Start of DATA EXTRACT

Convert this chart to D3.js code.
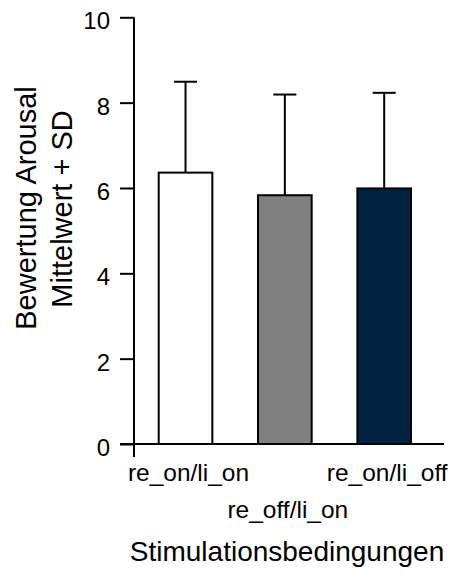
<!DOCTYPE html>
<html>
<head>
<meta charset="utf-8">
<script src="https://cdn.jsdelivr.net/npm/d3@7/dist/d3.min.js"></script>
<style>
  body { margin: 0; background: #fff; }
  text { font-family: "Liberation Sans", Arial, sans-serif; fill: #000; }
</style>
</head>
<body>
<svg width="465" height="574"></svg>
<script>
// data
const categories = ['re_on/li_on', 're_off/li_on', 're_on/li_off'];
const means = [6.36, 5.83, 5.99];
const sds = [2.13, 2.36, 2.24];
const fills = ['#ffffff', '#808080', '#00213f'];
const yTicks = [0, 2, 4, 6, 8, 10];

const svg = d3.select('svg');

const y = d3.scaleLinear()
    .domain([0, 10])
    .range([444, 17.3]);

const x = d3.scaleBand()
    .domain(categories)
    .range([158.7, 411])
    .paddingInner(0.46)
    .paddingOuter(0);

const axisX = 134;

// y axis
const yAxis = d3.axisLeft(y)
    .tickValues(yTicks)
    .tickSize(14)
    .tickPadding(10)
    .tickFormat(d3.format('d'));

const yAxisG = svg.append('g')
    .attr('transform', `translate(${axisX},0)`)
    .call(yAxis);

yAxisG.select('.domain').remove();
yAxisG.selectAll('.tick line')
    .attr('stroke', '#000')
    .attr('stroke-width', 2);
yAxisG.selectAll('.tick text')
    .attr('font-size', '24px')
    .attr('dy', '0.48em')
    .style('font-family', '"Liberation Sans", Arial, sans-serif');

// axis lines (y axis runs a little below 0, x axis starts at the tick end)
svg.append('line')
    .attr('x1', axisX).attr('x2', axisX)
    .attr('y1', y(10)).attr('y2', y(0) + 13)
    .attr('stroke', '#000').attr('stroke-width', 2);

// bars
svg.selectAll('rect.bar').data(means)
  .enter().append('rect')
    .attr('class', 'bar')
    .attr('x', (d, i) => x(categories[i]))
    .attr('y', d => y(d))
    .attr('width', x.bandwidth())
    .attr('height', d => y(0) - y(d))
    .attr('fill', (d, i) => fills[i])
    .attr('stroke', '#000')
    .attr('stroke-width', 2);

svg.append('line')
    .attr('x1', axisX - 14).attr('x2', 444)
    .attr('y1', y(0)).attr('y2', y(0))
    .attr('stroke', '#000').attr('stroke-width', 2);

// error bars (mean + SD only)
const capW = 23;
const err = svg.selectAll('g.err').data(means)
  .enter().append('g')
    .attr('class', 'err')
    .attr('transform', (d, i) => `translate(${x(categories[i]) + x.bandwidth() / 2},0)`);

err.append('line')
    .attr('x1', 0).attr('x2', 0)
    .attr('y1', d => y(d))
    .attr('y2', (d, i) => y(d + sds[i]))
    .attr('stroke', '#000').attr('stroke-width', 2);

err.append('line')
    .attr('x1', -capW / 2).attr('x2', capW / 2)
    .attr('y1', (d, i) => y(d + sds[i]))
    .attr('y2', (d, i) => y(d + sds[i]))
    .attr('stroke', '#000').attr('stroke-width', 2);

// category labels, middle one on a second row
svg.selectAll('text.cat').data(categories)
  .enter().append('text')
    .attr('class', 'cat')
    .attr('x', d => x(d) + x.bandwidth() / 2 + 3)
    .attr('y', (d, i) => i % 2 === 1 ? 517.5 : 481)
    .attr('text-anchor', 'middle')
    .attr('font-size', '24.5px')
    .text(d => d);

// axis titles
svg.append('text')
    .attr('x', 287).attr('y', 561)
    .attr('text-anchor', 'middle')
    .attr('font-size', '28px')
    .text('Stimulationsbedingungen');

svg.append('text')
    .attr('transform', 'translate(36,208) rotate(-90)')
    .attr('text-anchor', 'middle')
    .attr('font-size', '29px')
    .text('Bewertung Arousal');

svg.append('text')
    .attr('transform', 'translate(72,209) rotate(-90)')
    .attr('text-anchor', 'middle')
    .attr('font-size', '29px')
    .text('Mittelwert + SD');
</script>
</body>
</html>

End of DATA EXTRACT

→ **GIVEN TASK**
Replicate the material above verbatim; images stay out of the copy.

→ **SOLUTION TO THE EXERCISE**
Convert this chart to D3.js code.
<!DOCTYPE html>
<html>
<head>
<meta charset="utf-8">
<script src="https://cdn.jsdelivr.net/npm/d3@7/dist/d3.min.js"></script>
<style>
  body { margin: 0; background: #fff; }
  text { font-family: "Liberation Sans", Arial, sans-serif; fill: #000; }
</style>
</head>
<body>
<svg width="465" height="574"></svg>
<script>
// data
const categories = ['re_on/li_on', 're_off/li_on', 're_on/li_off'];
const means = [6.36, 5.83, 5.99];
const sds = [2.13, 2.36, 2.24];
const fills = ['#ffffff', '#808080', '#00213f'];
const yTicks = [0, 2, 4, 6, 8, 10];

const svg = d3.select('svg');

const y = d3.scaleLinear()
    .domain([0, 10])
    .range([444, 17.3]);

const x = d3.scaleBand()
    .domain(categories)
    .range([158.7, 411])
    .paddingInner(0.46)
    .paddingOuter(0);

const axisX = 134;

// y axis
const yAxis = d3.axisLeft(y)
    .tickValues(yTicks)
    .tickSize(14)
    .tickPadding(10)
    .tickFormat(d3.format('d'));

const yAxisG = svg.append('g')
    .attr('transform', `translate(${axisX},0)`)
    .call(yAxis);

yAxisG.select('.domain').remove();
yAxisG.selectAll('.tick line')
    .attr('stroke', '#000')
    .attr('stroke-width', 2);
yAxisG.selectAll('.tick text')
    .attr('font-size', '24px')
    .attr('dy', '0.48em')
    .style('font-family', '"Liberation Sans", Arial, sans-serif');

// axis lines (y axis runs a little below 0, x axis starts at the tick end)
svg.append('line')
    .attr('x1', axisX).attr('x2', axisX)
    .attr('y1', y(10)).attr('y2', y(0) + 13)
    .attr('stroke', '#000').attr('stroke-width', 2);

// bars
svg.selectAll('rect.bar').data(means)
  .enter().append('rect')
    .attr('class', 'bar')
    .attr('x', (d, i) => x(categories[i]))
    .attr('y', d => y(d))
    .attr('width', x.bandwidth())
    .attr('height', d => y(0) - y(d))
    .attr('fill', (d, i) => fills[i])
    .attr('stroke', '#000')
    .attr('stroke-width', 2);

svg.append('line')
    .attr('x1', axisX - 14).attr('x2', 444)
    .attr('y1', y(0)).attr('y2', y(0))
    .attr('stroke', '#000').attr('stroke-width', 2);

// error bars (mean + SD only)
const capW = 23;
const err = svg.selectAll('g.err').data(means)
  .enter().append('g')
    .attr('class', 'err')
    .attr('transform', (d, i) => `translate(${x(categories[i]) + x.bandwidth() / 2},0)`);

err.append('line')
    .attr('x1', 0).attr('x2', 0)
    .attr('y1', d => y(d))
    .attr('y2', (d, i) => y(d + sds[i]))
    .attr('stroke', '#000').attr('stroke-width', 2);

err.append('line')
    .attr('x1', -capW / 2).attr('x2', capW / 2)
    .attr('y1', (d, i) => y(d + sds[i]))
    .attr('y2', (d, i) => y(d + sds[i]))
    .attr('stroke', '#000').attr('stroke-width', 2);

// category labels, middle one on a second row
svg.selectAll('text.cat').data(categories)
  .enter().append('text')
    .attr('class', 'cat')
    .attr('x', d => x(d) + x.bandwidth() / 2 + 3)
    .attr('y', (d, i) => i % 2 === 1 ? 517.5 : 481)
    .attr('text-anchor', 'middle')
    .attr('font-size', '24.5px')
    .text(d => d);

// axis titles
svg.append('text')
    .attr('x', 287).attr('y', 561)
    .attr('text-anchor', 'middle')
    .attr('font-size', '28px')
    .text('Stimulationsbedingungen');

svg.append('text')
    .attr('transform', 'translate(36,208) rotate(-90)')
    .attr('text-anchor', 'middle')
    .attr('font-size', '29px')
    .text('Bewertung Arousal');

svg.append('text')
    .attr('transform', 'translate(72,209) rotate(-90)')
    .attr('text-anchor', 'middle')
    .attr('font-size', '29px')
    .text('Mittelwert + SD');
</script>
</body>
</html>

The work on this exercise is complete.